Across all the lines below, how many contain the string "React"? Please reply with the number only.

*Collected material*
******

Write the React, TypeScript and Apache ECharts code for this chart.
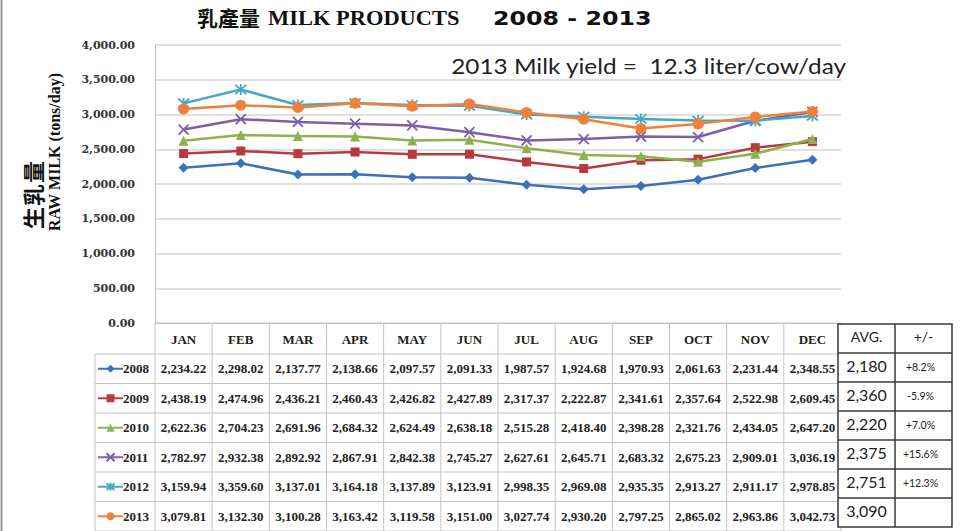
import React, { useEffect, useRef } from "react";
import * as echarts from "echarts";

const months = ["JAN", "FEB", "MAR", "APR", "MAY", "JUN", "JUL", "AUG", "SEP", "OCT", "NOV", "DEC"];
const years = ["2008", "2009", "2010", "2011", "2012", "2013"];
const s2008 = [2234.22, 2298.02, 2137.77, 2138.66, 2097.57, 2091.33, 1987.57, 1924.68, 1970.93, 2061.63, 2231.44, 2348.55];
const s2009 = [2438.19, 2474.96, 2436.21, 2460.43, 2426.82, 2427.89, 2317.37, 2222.87, 2341.61, 2357.64, 2522.98, 2609.45];
const s2010 = [2622.36, 2704.23, 2691.96, 2684.32, 2624.49, 2638.18, 2515.28, 2418.40, 2398.28, 2321.76, 2434.05, 2647.20];
const s2011 = [2782.97, 2932.38, 2892.92, 2867.91, 2842.38, 2745.27, 2627.61, 2645.71, 2683.32, 2675.23, 2909.01, 3036.19];
const s2012 = [3159.94, 3359.60, 3137.01, 3164.18, 3137.89, 3123.91, 2998.35, 2969.08, 2935.35, 2913.27, 2911.17, 2978.85];
const s2013 = [3079.81, 3132.30, 3100.28, 3163.42, 3119.58, 3151.00, 3027.74, 2930.20, 2797.25, 2865.02, 2963.86, 3042.73];
const seriesValues = [s2008, s2009, s2010, s2011, s2012, s2013];
const avgValues = [2180, 2360, 2220, 2375, 2751, 3090];
const changes = ["+8.2%", "-5.9%", "+7.0%", "+15.6%", "+12.3%", ""];
const yMin = 0;
const yMax = 4000;
const yInterval = 500;

const titleCn = "乳產量";
const titleEn = "MILK PRODUCTS";
const titleYears = "2008 - 2013";
const yNameCn = "生乳量";
const yNameEn = "RAW MILK (tons/day)";
const noteText = "2013 Milk yield =  12.3 liter/cow/day";
const avgHeader = "AVG.";
const changeHeader = "+/-";

const colors = ["#3F6FB7", "#B83A40", "#8DB14F", "#7C5FA8", "#45A9C3", "#F0803C"];
const xPath = "path://M0,0L10,10M10,0L0,10";
const starPath = "path://M0,0L10,10M10,0L0,10M5,-1L5,11";
const symbols = ["diamond", "rect", "triangle", xPath, starPath, "circle"];
const symbolSizes = [10, 9, 10, 10, 11, 11];

const W = 961;
const H = 531;
const GRID_LEFT = 155;
const GRID_RIGHT_X = 841;
const GRID_TOP = 45;
const GRID_BOTTOM_Y = 323;
const HEADER_H = 31;
const ROW_H = 29.5;
const LEGEND_LEFT = 95;
const BOX_LEFT = 838;
const BOX_MID = 895;
const BOX_RIGHT = 952;
const BOX_TOP = 324;
const BOX_ROW = 29;

const serif = "'Liberation Serif', 'Times New Roman', serif";
const wideSerif = "'DejaVu Serif', serif";
const sans = "Lato, 'Open Sans', sans-serif";
const cjk = "'Noto Sans CJK TC', 'Noto Sans CJK SC', sans-serif";
const gridGray = "#c4c4c4";

function fmt2(v: number) {
  return v.toLocaleString("en-US", { minimumFractionDigits: 2, maximumFractionDigits: 2 });
}

function txt(x: number, y: number, text: string, font: any, extra: any = {}) {
  return {
    type: "text",
    x,
    y,
    silent: true,
    z: 100,
    ...extra,
    style: {
      text,
      fill: font.fill || "#222",
      fontSize: font.size,
      fontFamily: font.family,
      fontWeight: font.weight || "normal",
      align: font.align || "center",
      textAlign: font.align || "center",
      verticalAlign: "middle",
      textVerticalAlign: "middle",
    },
  };
}

function ln(x1: number, y1: number, x2: number, y2: number, stroke: string, lineWidth: number) {
  return { type: "line", silent: true, z: 90, shape: { x1, y1, x2, y2 }, style: { stroke, lineWidth } };
}

export default function App() {
  const ref = useRef<HTMLDivElement>(null);
  useEffect(() => {
    document.body.style.margin = "0";
    const el = ref.current!;
    const chart = echarts.init(el, null, { renderer: "svg" });
    const headerBottom = GRID_BOTTOM_Y + HEADER_H;
    const option: any = {
      animation: false,
      backgroundColor: "#ffffff",
      grid: { left: GRID_LEFT, right: W - GRID_RIGHT_X, top: GRID_TOP, bottom: H - GRID_BOTTOM_Y, containLabel: false },
      legend: {
        orient: "vertical",
        left: LEGEND_LEFT + 2,
        top: headerBottom + (ROW_H - 14) / 2,
        padding: 0,
        itemWidth: 25,
        itemHeight: 10,
        itemGap: ROW_H - 14,
        selectedMode: false,
        textStyle: { fontFamily: serif, fontWeight: "bold", fontSize: 13, lineHeight: 14, color: "#222", padding: [0, 0, 0, -5] },
        data: years,
      },
      xAxis: {
        type: "category",
        data: months,
        boundaryGap: true,
        axisLine: { show: true, lineStyle: { color: gridGray, width: 1 } },
        axisTick: { show: false },
        axisLabel: { show: false },
      },
      yAxis: {
        type: "value",
        min: yMin,
        max: yMax,
        interval: yInterval,
        axisLine: { show: true, lineStyle: { color: gridGray, width: 1 } },
        axisTick: { show: false },
        splitLine: { show: true, lineStyle: { color: "#d6d6d6", width: 1.5 } },
        axisLabel: {
          margin: 20,
          formatter: (v: number) => fmt2(v),
          fontFamily: wideSerif,
          fontWeight: "bold",
          fontSize: 11,
          color: "#333",
        },
      },
      series: years.map((y, i) => ({
        name: y,
        type: "line",
        data: seriesValues[i],
        symbol: symbols[i],
        symbolSize: symbolSizes[i],
        showAllSymbol: true,
        lineStyle: { color: colors[i], width: 2.5 },
        itemStyle: { color: colors[i], borderColor: colors[i], borderWidth: i === 3 || i === 4 ? 1.8 : 0 },
        z: 2 + i,
      })),
    };
    chart.setOption(option);

    const colX = months.map((m, i) => chart.convertToPixel({ xAxisIndex: 0 }, i) as number);
    const half = (colX[1] - colX[0]) / 2;
    const g: any[] = [];

    // page left border
    g.push(ln(1.5, 0, 1.5, H, "#9c9c9c", 2));

    // table grid
    for (let i = 0; i <= months.length; i++) {
      const x = i < months.length ? colX[i] - half : colX[months.length - 1] + half;
      g.push(ln(x, GRID_BOTTOM_Y, x, H, gridGray, 1));
    }
    g.push(ln(LEGEND_LEFT, headerBottom, LEGEND_LEFT, H, gridGray, 1));
    for (let r = 0; r <= years.length; r++) {
      const y = headerBottom + r * ROW_H;
      g.push(ln(LEGEND_LEFT, y, colX[months.length - 1] + half, y, gridGray, 1));
    }
    // month header
    months.forEach((m, i) => {
      g.push(txt(colX[i], GRID_BOTTOM_Y + HEADER_H / 2 + 1, m, { size: 13, family: serif, weight: "bold" }));
    });
    // values
    seriesValues.forEach((vals, r) => {
      const yc = headerBottom + r * ROW_H + ROW_H / 2;
      vals.forEach((v, i) => {
        g.push(txt(colX[i], yc, fmt2(v), { size: 13, family: serif, weight: "bold" }));
      });
    });

    // AVG box
    const boxBottom = BOX_TOP + BOX_ROW * (years.length + 1);
    g.push({
      type: "rect",
      silent: true,
      z: 95,
      shape: { x: BOX_LEFT, y: BOX_TOP, width: BOX_RIGHT - BOX_LEFT, height: boxBottom - BOX_TOP },
      style: { fill: "#ffffff", stroke: "#3a3a3a", lineWidth: 1.5 },
    });
    g.push({ ...ln(BOX_MID, BOX_TOP, BOX_MID, boxBottom, "#3a3a3a", 1.5), z: 96 });
    for (let r = 1; r <= years.length; r++) {
      const y = BOX_TOP + r * BOX_ROW;
      g.push({ ...ln(BOX_LEFT, y, BOX_RIGHT, y, "#3a3a3a", 1.5), z: 96 });
    }
    g.push(txt((BOX_LEFT + BOX_MID) / 2, BOX_TOP + 12, avgHeader, { size: 14, family: sans }));
    g.push(txt((BOX_MID + BOX_RIGHT) / 2, BOX_TOP + 12, changeHeader, { size: 14, family: sans }));
    avgValues.forEach((v, r) => {
      const yTop = BOX_TOP + (r + 1) * BOX_ROW;
      g.push(txt((BOX_LEFT + BOX_MID) / 2, yTop + 12, v.toLocaleString("en-US"), { size: 16, family: sans }));
      if (changes[r]) {
        g.push(txt((BOX_MID + BOX_RIGHT) / 2 - 3, yTop + 14, changes[r], { size: 10.5, family: sans }));
      }
    });

    // titles
    g.push(txt(197, 17, titleCn, { size: 21, family: cjk, weight: "bold", align: "left", fill: "#111" }));
    g.push(txt(268, 18, titleEn, { size: 21, family: serif, weight: "bold", align: "left", fill: "#111" }, { scaleX: 1.07 }));
    g.push(txt(493, 18, titleYears, { size: 19, family: "'DejaVu Sans', sans-serif", weight: "bold", align: "left", fill: "#111" }, { scaleX: 1.25 }));

    // y axis names (Chinese drawn char by char, rotated, reading upward)
    const cnChars = Array.from(yNameCn);
    const cnStep = 23;
    const cnCenter = 195;
    cnChars.forEach((ch, k) => {
      const y = cnCenter + ((cnChars.length - 1) / 2 - k) * cnStep;
      g.push(txt(32, y, ch, { size: 22, family: cjk, weight: "bold", fill: "#111" }, { rotation: Math.PI / 2 }));
    });
    g.push(txt(54, 152, yNameEn, { size: 16, family: serif, weight: "bold", fill: "#111" }, { rotation: Math.PI / 2 }));

    // note
    g.push(txt(846, 66, noteText, { size: 21, family: sans, align: "right", fill: "#222" }, { scaleX: 1.16 }));

    chart.setOption({ graphic: { elements: g } });

    return () => chart.dispose();
  }, []);
  return <div ref={ref} style={{ width: W, height: H }} />;
}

******

*Exercise output*
2